James Selby testified that he discovered the defendant moving computers during evening hours at
a computer lab on the Jackson State campus. When questioned, the defendant hesitated before
providing information that proved to be false. Through the testimony of numerous witnesses, the
state introduced evidence that no person named Ryan Sparks, whom the defendant had claimed to
be assisting, had ever been employed by the college or was enrolled as a student that semester.
Although the defendant denied having been engaged in the theft of the computers, the jury, who
observed his demeanor first-hand, accredited the testimony of the state's witnesses, as was its
prerogative, and chose not to accredit that of the defendant. See State v. Summerall, 926 S.W.2d
272, 275 (Tenn. Crim. App. 1995). The evidence was sufficient for a rational trier of fact to have
found beyond a reasonable doubt that the defendant committed the crime of theft.

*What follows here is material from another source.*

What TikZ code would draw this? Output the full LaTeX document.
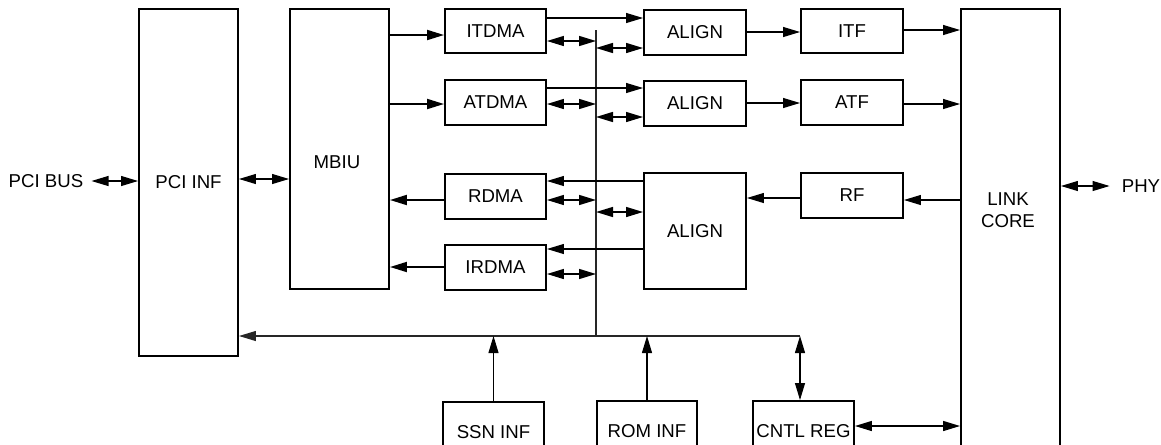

                                                    II

        Next, claiming that "[p]rior bad acts are not admissible in criminal cases," the defendant
contends that the trial court erred by permitting the state to cross-examine him regarding a prior
burglary offense for which he had received judicial diversion. The state argues that the defendant
has waived consideration of the issue by failing to raise it in his motion for new trial and that, in any
case, the evidence was properly admitted.

        Generally, the failure to present an issue in a motion for new trial results in waiver. Rule 3(e)
of the Tennessee Rules of Appellate Procedure provides that for appeals "in all cases tried by a jury,
no issue presented for review shall be predicated upon error in the admission or exclusion of
evidence, jury instructions granted or refused, . . . or other ground upon which a new trial is sought,
unless the same was specifically stated in a motion for a new trial; otherwise such issues will be
treated as waived." Tenn. R. App. P. 3(e); see also State v. Martin, 940 S.W.2d 567, 569 (Tenn.
1997) (holding that a defendant relinquishes the right to argue on appeal any issues that should have
been presented in a motion for new trial). Whether properly assigned or not, however, this court may
consider plain error upon the record under Rule 52(b) of the Tennessee Rules of Criminal Procedure.
State v. Ogle, 666 S.W.2d 58 (Tenn. 1984).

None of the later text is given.